While having a late night dinner at Kempinski Hotel with a few friends in Accra yesterday, Fred Nuamah, the founder of Ghana Movie Awards walked in on me and soon after the usual pleasantries, the conversation fell on the recent Gabby Okyere Darko’s largely branded besmirching of the Ghanaian Movie Industry comment.
I’ve tried to stay away from commenting on this matter but the issue has become almost ubiquitous such that it managed to snail itself into unrelated late night dinner conversation with friends—as Fred briefly stopped by to ask what’s my honest take on what Gabby said and the subsequent rabid industry responses.
The Ghanaian Movie Industry is a fascinating one—perhaps it’s the only self-destructive community of ignorant and quasi-talented and educated bunch that I can point out in recent times, that almost wholly blames its puerile and laughable state on external actors, mainly the government of the day.
The argument has been and remains that, a certain government has not done anything or much to erect the needed systems and structures, capable of catapulting the industry to commendable standard—sometimes put as there is no government support.
Reasonably, the above suggests that should a government throw enough support behind the industry, it would suddenly ejaculate out of its deplorable state to become something great, probably an infant Hollywood.
But that’s not true: even if a government absurdly pumps billions of dollars into supporting, enacting legislation and erecting structures for the so called-Ghanaian Movie Industry where Moesha, Fella Makafui, Prince David Osei, Yvonne Nelson and others are the best, it wouldn’t make any difference. It will be a fruitless venture, in fact pretty stupid, and that is why no government is ready to do it.
What’s the actual value of the industry actors, such that anyone should consciously invest and take a risk with them? Have the actors invested in themselves? How do they place themselves?

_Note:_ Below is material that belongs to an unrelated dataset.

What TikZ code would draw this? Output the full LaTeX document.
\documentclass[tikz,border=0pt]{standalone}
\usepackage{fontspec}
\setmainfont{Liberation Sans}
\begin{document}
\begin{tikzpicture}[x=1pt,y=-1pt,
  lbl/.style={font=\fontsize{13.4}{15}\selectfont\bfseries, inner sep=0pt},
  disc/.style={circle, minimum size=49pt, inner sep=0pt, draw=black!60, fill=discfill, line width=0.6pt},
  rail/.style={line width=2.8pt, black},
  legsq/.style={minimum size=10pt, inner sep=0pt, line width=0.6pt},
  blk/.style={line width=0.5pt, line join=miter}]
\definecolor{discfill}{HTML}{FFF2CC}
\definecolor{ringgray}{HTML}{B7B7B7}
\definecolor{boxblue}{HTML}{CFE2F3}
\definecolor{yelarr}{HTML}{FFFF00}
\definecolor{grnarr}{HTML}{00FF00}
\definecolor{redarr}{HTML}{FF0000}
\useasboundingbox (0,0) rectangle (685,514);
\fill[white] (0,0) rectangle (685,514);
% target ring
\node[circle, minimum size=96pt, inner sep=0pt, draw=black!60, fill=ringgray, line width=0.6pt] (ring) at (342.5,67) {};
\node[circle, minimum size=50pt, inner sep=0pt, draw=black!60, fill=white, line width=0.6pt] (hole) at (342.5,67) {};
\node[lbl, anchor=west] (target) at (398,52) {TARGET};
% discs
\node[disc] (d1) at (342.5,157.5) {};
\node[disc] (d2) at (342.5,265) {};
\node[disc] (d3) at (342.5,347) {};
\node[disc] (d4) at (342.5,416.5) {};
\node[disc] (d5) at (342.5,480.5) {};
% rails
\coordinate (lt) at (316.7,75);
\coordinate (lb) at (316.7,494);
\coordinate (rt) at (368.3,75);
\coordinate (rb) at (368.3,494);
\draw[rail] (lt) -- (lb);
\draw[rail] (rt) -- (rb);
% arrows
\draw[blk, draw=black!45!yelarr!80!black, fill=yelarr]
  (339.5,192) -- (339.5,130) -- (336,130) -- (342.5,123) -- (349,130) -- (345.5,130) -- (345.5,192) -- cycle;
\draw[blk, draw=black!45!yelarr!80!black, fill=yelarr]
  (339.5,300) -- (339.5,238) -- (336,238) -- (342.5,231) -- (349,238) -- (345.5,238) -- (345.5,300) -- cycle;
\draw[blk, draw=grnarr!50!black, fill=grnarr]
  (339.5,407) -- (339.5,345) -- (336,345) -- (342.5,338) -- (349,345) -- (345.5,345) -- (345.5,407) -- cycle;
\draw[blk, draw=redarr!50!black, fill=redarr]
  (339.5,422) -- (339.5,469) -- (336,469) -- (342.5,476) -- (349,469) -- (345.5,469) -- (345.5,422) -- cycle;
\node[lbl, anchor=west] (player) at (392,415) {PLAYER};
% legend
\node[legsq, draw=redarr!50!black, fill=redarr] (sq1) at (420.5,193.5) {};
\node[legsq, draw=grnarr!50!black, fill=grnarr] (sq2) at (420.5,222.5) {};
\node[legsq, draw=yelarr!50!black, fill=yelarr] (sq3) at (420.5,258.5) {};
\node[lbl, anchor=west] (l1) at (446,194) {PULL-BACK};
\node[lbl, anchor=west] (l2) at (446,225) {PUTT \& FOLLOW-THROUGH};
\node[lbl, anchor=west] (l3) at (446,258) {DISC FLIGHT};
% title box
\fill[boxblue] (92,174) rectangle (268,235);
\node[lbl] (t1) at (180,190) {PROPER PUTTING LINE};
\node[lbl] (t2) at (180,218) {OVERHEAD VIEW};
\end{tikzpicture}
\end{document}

I am not confident that there are even two actors in Ghana who when graciously uprooted and planted in Hollywood, a well-structured industry would survive or be able to make any worthy name.
What we call an industry regrettably is full of slayers and cotton-wool brains. People who claim to be actors but are lousy at acting, and have also failed to improve themselves over the years are those angry and leading the conversation.
Which actors or actresses, including those who have been here for over a decade, have sought any improvement of their craft—have prepared themselves and worked on their skills and are capable of being a Hollywood or a proper-Industry material?
Garbage is garbage, irrespective of where it’s placed.
It’s not just our productions that are sub-standard. The shown runners and their crew are jokers and grossly incompetent.
This is an industry where one of the so-called top actresses, did not know what a Non-Disclosure Agreement (NDA) actually means, a film-maker told me this morning in a telephone conversation.
It’s painful to see delusion being paraded as confidence or ambition—and this is the web that glues together our wobbly Movie industry.
Gabby Okyere Darko is talkative and it’s highly probably he has not watched any 10 movies as he claims—but his assertion that there is something inherent or fundamentally wrong with the Ghanaian Movie Industry is undeniable. And the government is not the major solution, rather, the industry players who are somewhat more interested in slaying than improving themselves.
Almost every young woman or man in Ghana is an actor—that’s how cheap it has become. Moesha and now Fella Makafui probably get more movie roles, even if cameos, than everyone else—that’s not a government-to-solve problem.